▶

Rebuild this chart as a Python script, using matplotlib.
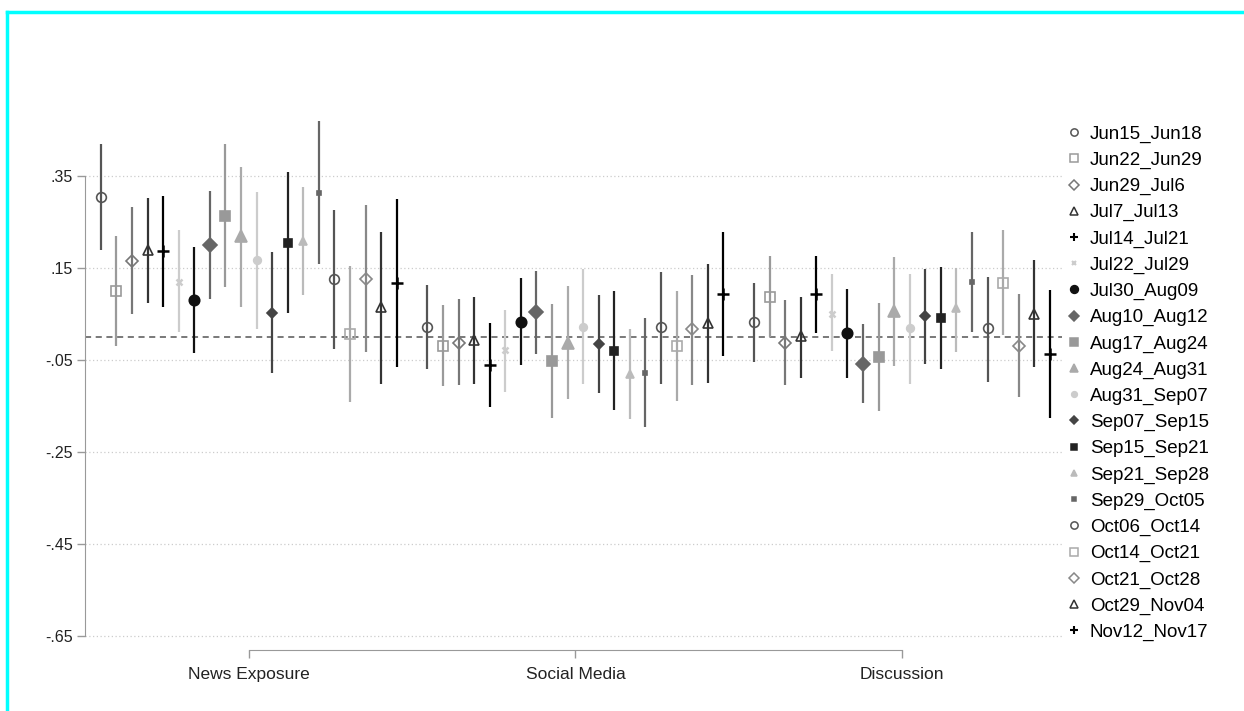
import numpy as np
import matplotlib.pyplot as plt
from matplotlib.lines import Line2D

plt.rcParams['font.family'] = ['Liberation Sans', 'DejaVu Sans']

# Outcome groups on the x axis
groups = ['News Exposure', 'Social Media', 'Discussion']

# Survey waves (one series each)
waves = ['Jun15_Jun18', 'Jun22_Jun29', 'Jun29_Jul6', 'Jul7_Jul13', 'Jul14_Jul21',
         'Jul22_Jul29', 'Jul30_Aug09', 'Aug10_Aug12', 'Aug17_Aug24', 'Aug24_Aug31',
         'Aug31_Sep07', 'Sep07_Sep15', 'Sep15_Sep21', 'Sep21_Sep28', 'Sep29_Oct05',
         'Oct06_Oct14', 'Oct14_Oct21', 'Oct21_Oct28', 'Oct29_Nov04', 'Nov12_Nov17']

# Point estimates, lower and upper CI bounds per group (one value per wave)
news_est = [0.304, 0.101, 0.165, 0.189, 0.187, 0.120, 0.080, 0.200, 0.264, 0.220,
            0.167, 0.053, 0.205, 0.209, 0.314, 0.125, 0.006, 0.126, 0.066, 0.118]
news_lo = [0.189, -0.020, 0.049, 0.075, 0.066, 0.010, -0.035, 0.083, 0.109, 0.066,
           0.018, -0.079, 0.053, 0.091, 0.158, -0.025, -0.141, -0.033, -0.101, -0.065]
news_hi = [0.419, 0.220, 0.282, 0.301, 0.307, 0.233, 0.196, 0.318, 0.420, 0.370,
           0.315, 0.184, 0.359, 0.327, 0.470, 0.276, 0.155, 0.287, 0.229, 0.300]

social_est = [0.022, -0.019, -0.012, -0.007, -0.060, -0.029, 0.033, 0.054, -0.052, -0.012,
              0.022, -0.015, -0.030, -0.080, -0.078, 0.021, -0.019, 0.017, 0.030, 0.093]
social_lo = [-0.070, -0.106, -0.104, -0.102, -0.151, -0.119, -0.061, -0.036, -0.177, -0.135,
             -0.102, -0.121, -0.159, -0.178, -0.196, -0.101, -0.139, -0.104, -0.099, -0.041]
social_hi = [0.112, 0.070, 0.083, 0.087, 0.030, 0.059, 0.128, 0.143, 0.071, 0.111,
             0.148, 0.092, 0.101, 0.017, 0.041, 0.142, 0.101, 0.135, 0.159, 0.229]

disc_est = [0.032, 0.086, -0.012, 0.002, 0.093, 0.051, 0.008, -0.059, -0.043, 0.057,
            0.019, 0.045, 0.042, 0.062, 0.120, 0.019, 0.117, -0.019, 0.051, -0.036]
disc_lo = [-0.055, 0.001, -0.104, -0.088, 0.008, -0.030, -0.088, -0.144, -0.160, -0.062,
           -0.102, -0.059, -0.070, -0.032, 0.012, -0.097, 0.004, -0.130, -0.065, -0.175]
disc_hi = [0.118, 0.175, 0.080, 0.088, 0.177, 0.137, 0.104, 0.028, 0.073, 0.173,
           0.137, 0.148, 0.153, 0.151, 0.228, 0.131, 0.233, 0.093, 0.167, 0.102]

est = np.array([news_est, social_est, disc_est])
lo = np.array([news_lo, social_lo, disc_lo])
hi = np.array([news_hi, social_hi, disc_hi])

y_ticks = [0.35, 0.15, -0.05, -0.25, -0.45, -0.65]
y_labels = ['.35', '.15', '-.05', '-.25', '-.45', '-.65']

# marker, filled?, colour, marker size
styles = [('o', False, '#555555', 7), ('s', False, '#9a9a9a', 7.5), ('D', False, '#777777', 6.5),
          ('^', False, '#333333', 7.5), ('+', False, '#000000', 8.5), ('x', False, '#cccccc', 4.5),
          ('o', True, '#111111', 7.5), ('D', True, '#666666', 7), ('s', True, '#999999', 7.5),
          ('^', True, '#aaaaaa', 8), ('o', True, '#cccccc', 5.5), ('D', True, '#444444', 5),
          ('s', True, '#222222', 5.5), ('^', True, '#bbbbbb', 6), ('s', True, '#666666', 3.5),
          ('o', False, '#555555', 7), ('s', False, '#aaaaaa', 7.5), ('D', False, '#888888', 6.5),
          ('^', False, '#333333', 7.5), ('+', False, '#000000', 8.5)]

fig = plt.figure(figsize=(12.44, 7.11), dpi=100)
ax = fig.add_axes([85 / 1244, 1 - 650 / 711, 977 / 1244, 550 / 711])

step = 0.0477
centers = np.arange(1, len(groups) + 1)
handles = []
for i, wave in enumerate(waves):
    m, filled, c, ms = styles[i]
    x = centers + (i - 9.5) * step
    ax.vlines(x, lo[:, i], hi[:, i], color=c, lw=1.6, zorder=2)
    fc = c if filled else 'none'
    mew = 1.8 if m in '+x' else 1.2
    ax.plot(x, est[:, i], ls='none', marker=m, ms=ms, mfc=fc, mec=c, mew=mew, zorder=3)
    handles.append(Line2D([], [], ls='none', marker=m, ms=ms * 0.75, mfc=fc, mec=c,
                          mew=1.5 if m in '+x' else 1.1, label=wave))

for t in y_ticks:
    ax.axhline(t, color='#cccccc', lw=0.9, ls=(0, (1, 2)), zorder=0)
ax.axhline(0, color='#555555', lw=1.1, ls=(0, (4, 3)), zorder=1)

ax.set_xlim(0.4985, 3.49)
ax.set_ylim(-0.68, 0.515)
ax.set_yticks(y_ticks)
ax.set_yticklabels(y_labels, fontsize=11.5, color='#222222')
ax.set_xticks(centers)
ax.set_xticklabels(groups, fontsize=12.5, color='#222222')
ax.tick_params(axis='both', color='#999999', length=6, width=1)
ax.tick_params(axis='x', pad=6)
ax.tick_params(axis='y', pad=3)

for s in ['top', 'right']:
    ax.spines[s].set_visible(False)
ax.spines['left'].set_bounds(-0.65, 0.35)
ax.spines['bottom'].set_bounds(1, 3)
ax.spines['left'].set_color('#999999')
ax.spines['bottom'].set_color('#999999')

fig.legend(handles=handles, loc='upper left', bbox_to_anchor=(1058 / 1244, 1 - 118 / 711),
           frameon=False, fontsize=13.5, labelspacing=0.475, handletextpad=0.4,
           handlelength=0.9, borderaxespad=0)

# cyan screenshot frame on top and left edges
fig.add_artist(Line2D([7 / 1244, 1], [1 - 12 / 711, 1 - 12 / 711], color='#00ffff', lw=2.5))
fig.add_artist(Line2D([7 / 1244, 7 / 1244], [0, 1 - 12 / 711], color='#00ffff', lw=2.5))

fig.savefig('out.png', dpi=100)
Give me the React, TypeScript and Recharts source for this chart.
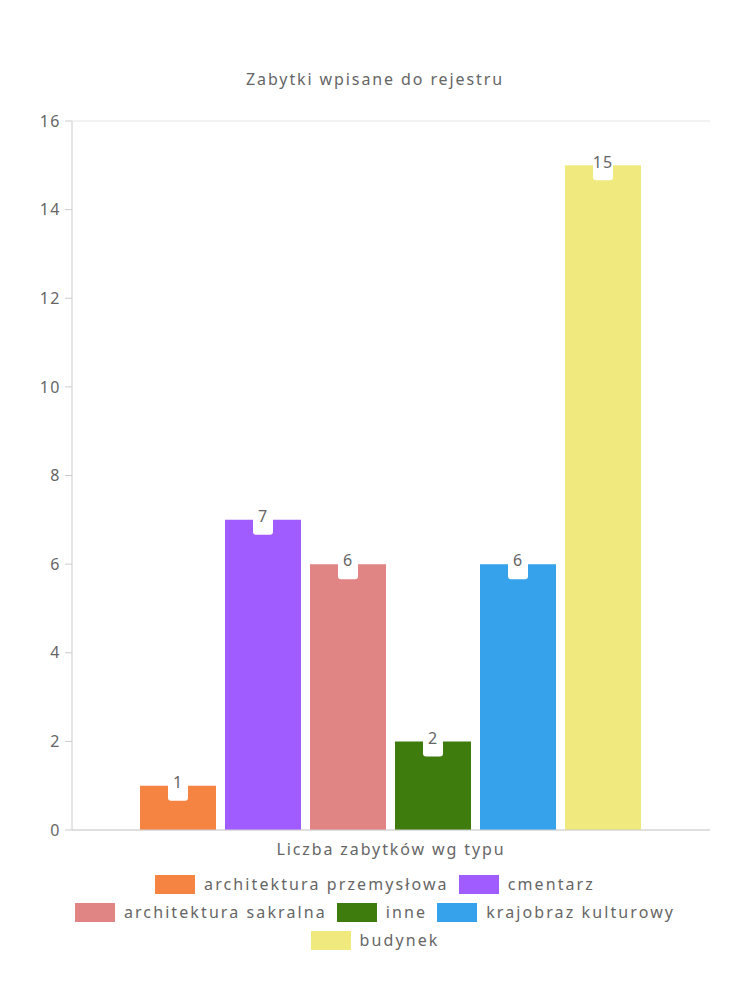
import { BarChart, Bar, XAxis, YAxis, CartesianGrid, Legend, LabelList } from "recharts";

const CATEGORY = "Liczba zabytków wg typu";
const SERIES_NAMES = [
  "architektura przemysłowa",
  "cmentarz",
  "architektura sakralna",
  "inne",
  "krajobraz kulturowy",
  "budynek",
];
const SERIES_VALUES = [1, 7, 6, 2, 6, 15];
const SERIES_COLORS = ["#f58442", "#a15cff", "#e08484", "#3e7c0e", "#36a2eb", "#f0ea7e"];
const Y_TICKS = [0, 2, 4, 6, 8, 10, 12, 14, 16];

const FONT = "'Noto Sans', sans-serif";
const TEXT = "#666666";
const SPACING = 2.1;

const row: Record<string, string | number> = { name: CATEGORY };
SERIES_NAMES.forEach((n, i) => {
  row[n] = SERIES_VALUES[i];
});
const data = [row];

// white tab with the value, sitting on the top edge of each bar
const ValueTag = (props: any) => {
  const { x, y, width, value } = props;
  const cx = x + width / 2;
  return (
    <g>
      <rect x={cx - 10} y={y - 14} width={20} height={29} rx={3} fill="#ffffff" />
      <text
        x={cx}
        y={y - 2}
        textAnchor="middle"
        dominantBaseline="middle"
        fontSize={16}
        letterSpacing={1}
        fill={TEXT}
        fontFamily={FONT}
      >
        {value}
      </text>
    </g>
  );
};

const LegendBox = () => (
  <div
    style={{
      display: "flex",
      flexWrap: "wrap",
      justifyContent: "center",
      alignContent: "flex-start",
      width: 660,
      margin: "0 auto",
      paddingTop: 10,
      height: 86,
      fontFamily: FONT,
      fontSize: 16,
      letterSpacing: SPACING,
      color: TEXT,
    }}
  >
    {SERIES_NAMES.map((n, i) => (
      <div key={n} style={{ display: "flex", alignItems: "center", height: 28, margin: "0 5px" }}>
        <span style={{ width: 40, height: 19, background: SERIES_COLORS[i], marginRight: 9 }} />
        <span>{n}</span>
      </div>
    ))}
  </div>
);

export default function App() {
  return (
    <div style={{ position: "absolute", left: 0, top: 0, width: 750, height: 1000, background: "#fff" }}>
      <div
        style={{
          position: "absolute",
          top: 68,
          left: 0,
          width: 750,
          textAlign: "center",
          fontFamily: FONT,
          fontSize: 16,
          letterSpacing: 1.9,
          color: TEXT,
        }}
      >
        Zabytki wpisane do rejestru
      </div>
      <BarChart
        width={750}
        height={1000}
        data={data}
        margin={{ top: 121, right: 40, left: 0, bottom: 44 }}
        barGap={9}
        barCategoryGap={68}
      >
        <CartesianGrid stroke="#e6e6e6" vertical={false} />
        <XAxis
          dataKey="name"
          tickLine={false}
          stroke="#cccccc"
          height={30}
          tick={{ fill: TEXT, fontSize: 16, fontFamily: FONT, letterSpacing: 1.9, dy: 6 }}
        />
        <YAxis
          yAxisId="left"
          domain={[0, 16]}
          ticks={Y_TICKS}
          width={72}
          stroke="#cccccc"
          tickSize={7}
          tickMargin={4}
          tick={{ fill: TEXT, fontSize: 16, fontFamily: FONT, letterSpacing: 1.5 }}
        />
        <YAxis
          yAxisId="right"
          orientation="right"
          domain={[0, 16]}
          width={0}
          tick={false}
          tickLine={false}
          stroke="#e6e6e6"
        />
        <Legend verticalAlign="bottom" content={<LegendBox />} wrapperStyle={{ left: 0, width: 750 }} />
        {SERIES_NAMES.map((n, i) => (
          <Bar key={n} yAxisId="left" dataKey={n} fill={SERIES_COLORS[i]} isAnimationActive={false}>
            <LabelList dataKey={n} content={<ValueTag />} />
          </Bar>
        ))}
      </BarChart>
    </div>
  );
}
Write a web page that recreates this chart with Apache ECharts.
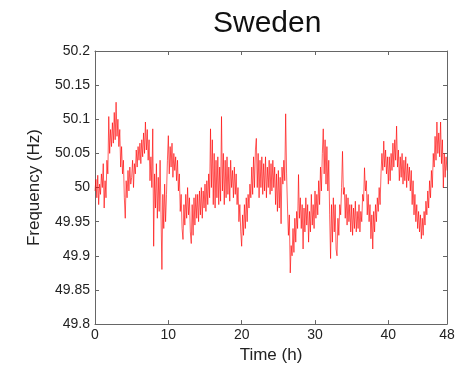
<!DOCTYPE html>
<html>
<head>
<meta charset="utf-8">
<script src="https://cdn.jsdelivr.net/npm/echarts@6/dist/echarts.min.js"></script>
<style>html,body{margin:0;padding:0;background:#fff}#c{width:458px;height:369px}</style>
</head>
<body>
<div id="c"></div>
<script>
// Chart text
const chartTitle = "Sweden";
const xName = "Time (h)";
const yName = "Frequency (Hz)";
// Axis ranges / ticks
const xTicks = [0, 10, 20, 30, 40, 48];
const yTicks = [49.8, 49.85, 49.9, 49.95, 50, 50.05, 50.1, 50.15, 50.2];
// Sample step (hours) between readings
const stepHours = 0.125;
// Frequency readings (Hz), 8 per hour
const freq = [
  49.995, 50.012, 49.985, 50.018, 49.975, 50.005, 49.99, 50.02,
  50.0, 50.035, 49.97, 50.01, 49.985, 50.04, 50.02, 50.104,
  50.05, 50.085, 50.06, 50.095, 50.065, 50.11, 50.07, 50.125,
  50.075, 50.1, 50.06, 50.085, 50.03, 50.06, 50.02, 50.04,
  49.985, 49.955, 50.01, 49.985, 50.025, 49.995, 50.03, 50.005,
  50.015, 50.04, 50.0, 50.035, 50.02, 50.055, 50.03, 50.06,
  50.04, 50.065, 50.035, 50.07, 50.045, 50.08, 50.05, 50.096,
  50.055, 50.085, 50.04, 50.07, 50.01, 50.045, 50.0, 50.086,
  49.914, 50.02, 49.97, 50.035, 49.955, 50.015, 49.965, 50.04,
  49.96, 49.88, 49.99, 49.94, 50.005, 49.95, 49.99, 50.04,
  50.076, 50.02, 50.06, 50.03, 50.065, 50.015, 50.05, 50.025,
  50.045, 50.01, 50.04, 49.995, 50.02, 49.965, 49.99, 49.94,
  49.924, 49.975, 49.945, 49.99, 49.955, 50.0, 49.96, 49.985,
  49.935, 49.918, 49.975, 49.93, 49.985, 49.945, 49.99, 49.955,
  49.99, 49.95, 49.995, 49.96, 50.0, 49.955, 49.995, 49.97,
  50.005, 49.965, 50.01, 49.975, 50.02, 49.985, 50.086, 50.0,
  50.07, 49.975, 50.05, 49.97, 50.04, 49.985, 50.045, 49.975,
  50.03, 49.98, 50.104, 49.995, 50.05, 49.975, 50.04, 49.985,
  50.045, 49.99, 50.03, 49.98, 50.04, 50.0, 50.025, 49.985,
  50.03, 49.99, 50.02, 49.975, 50.0, 49.95, 49.975, 49.935,
  49.914, 49.96, 49.93, 49.975, 49.94, 49.985, 49.95, 49.99,
  49.97, 50.005, 49.985, 50.03, 49.99, 50.045, 50.0, 50.055,
  50.072, 50.0, 50.05, 49.985, 50.04, 50.0, 50.045, 49.99,
  50.035, 49.995, 50.045, 49.985, 50.03, 50.0, 50.04, 49.99,
  50.035, 49.995, 50.04, 50.0, 50.03, 49.975, 50.02, 49.965,
  50.025, 49.97, 50.015, 49.947, 50.03, 50.005, 50.04, 50.01,
  50.108, 50.02, 49.97, 49.93, 49.96, 49.875, 49.915, 49.9,
  49.94, 49.905, 49.955, 49.92, 49.965, 49.94, 50.019, 49.955,
  49.985, 49.94, 49.975, 49.91, 49.97, 49.935, 49.985, 49.945,
  49.975, 49.92, 49.965, 49.935, 49.99, 49.945, 49.975, 49.94,
  49.995, 49.955, 49.99, 49.96, 50.01, 49.975, 50.03, 49.995,
  50.05, 50.086, 50.02, 50.07, 50.005, 50.06, 49.995, 50.04,
  49.96, 49.896, 49.975, 49.92, 49.985, 49.935, 49.975, 49.91,
  49.9, 49.955, 49.93, 49.975, 49.96, 50.0, 50.053, 49.99,
  50.0, 49.955, 49.99, 49.945, 49.985, 49.95, 49.975, 49.935,
  49.975, 49.93, 49.97, 49.94, 49.98, 49.935, 49.965, 49.94,
  49.975, 49.935, 49.965, 49.95, 49.99, 49.98, 50.029, 49.995,
  50.01, 49.96, 49.99, 49.95, 49.975, 49.925, 49.96, 49.91,
  49.965, 49.935, 49.975, 49.95, 49.985, 49.965, 50.0, 49.975,
  50.02, 50.05, 50.025, 50.068, 50.03, 50.055, 50.02, 50.045,
  50.005, 50.045, 50.01, 50.05, 50.025, 50.065, 50.03, 50.07,
  50.04, 50.09, 50.03, 50.055, 50.01, 50.045, 50.015, 50.05,
  50.005, 50.04, 50.01, 50.045, 50.0, 50.035, 50.01, 50.03,
  49.995, 50.025, 49.975, 50.01, 49.96, 49.99, 49.95, 49.975,
  49.94, 49.965, 49.935, 49.96, 49.925, 49.955, 49.93, 49.965,
  49.945, 49.98, 49.96, 49.995, 49.97, 50.01, 49.985, 50.025,
  50.0, 50.05, 50.03, 50.075, 50.04, 50.096, 50.05, 50.08,
  50.045, 50.096, 50.035, 50.07, 50.0, 50.05, 50.015, 50.045,
  50.025
];

const seriesData = freq.map((v, i) => [i * stepHours, v]);
const font = "'Liberation Sans', Arial, Helvetica, sans-serif";
const axisCol = '#666';
const txtCol = '#222';

const xMin = xTicks[0], xMax = xTicks[xTicks.length - 1];
const yMin = yTicks[0], yMax = yTicks[yTicks.length - 1];
const xInt = xTicks[1] - xTicks[0];
const yInt = 0.05;

const chart = echarts.init(document.getElementById('c'), null, {renderer: 'canvas'});
const baseAxis = {
  axisLine: {show: true, onZero: false, lineStyle: {color: axisCol, width: 1}},
  axisTick: {show: true, inside: true, length: 4, lineStyle: {color: axisCol}},
  splitLine: {show: false}
};
chart.setOption({
  animation: false,
  backgroundColor: '#fff',
  title: {
    text: chartTitle, left: 208, top: 4,
    textStyle: {fontFamily: font, fontSize: 30, fontWeight: 'normal', color: '#111'}
  },
  grid: {left: 95, right: 11, top: 51, bottom: 40},
  xAxis: [
    Object.assign({}, baseAxis, {
      type: 'value', min: xMin, max: xMax, interval: xInt, position: 'bottom',
      name: xName, nameLocation: 'middle', nameGap: 19,
      nameTextStyle: {fontFamily: font, fontSize: 17, color: txtCol},
      axisLabel: {fontFamily: font, fontSize: 14, color: txtCol, margin: 4}
    }),
    Object.assign({}, baseAxis, {
      type: 'value', min: xMin, max: xMax, interval: xInt, position: 'top',
      axisLabel: {show: false}
    })
  ],
  yAxis: [
    Object.assign({}, baseAxis, {
      type: 'value', min: yMin, max: yMax, interval: yInt, position: 'left',
      name: yName, nameLocation: 'middle', nameGap: 52,
      nameTextStyle: {fontFamily: font, fontSize: 17, color: txtCol},
      axisLabel: {fontFamily: font, fontSize: 14, color: txtCol, margin: 5}
    }),
    Object.assign({}, baseAxis, {
      type: 'value', min: yMin, max: yMax, interval: yInt, position: 'right',
      axisLabel: {show: false}
    })
  ],
  series: [{
    type: 'line', xAxisIndex: 0, yAxisIndex: 0,
    data: seriesData, showSymbol: false, symbol: 'none',
    lineStyle: {color: 'rgba(255,0,0,0.8)', width: 0.8},
    z: 1
  }]
});
</script>
</body>
</html>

◀

- [THE REQUEST]:
Extract, word for word, each line from the top of the data down to and including the line with "plt.rcParams['font.family'] = ['Liberation"; skip the pictures.

- [FULL ANSWER]:
Rebuild this chart as a Python script, using matplotlib.
import numpy as np
import matplotlib.pyplot as plt
from matplotlib.lines import Line2D

plt.rcParams['font.family'] = ['Liberation Sans', 'DejaVu Sans']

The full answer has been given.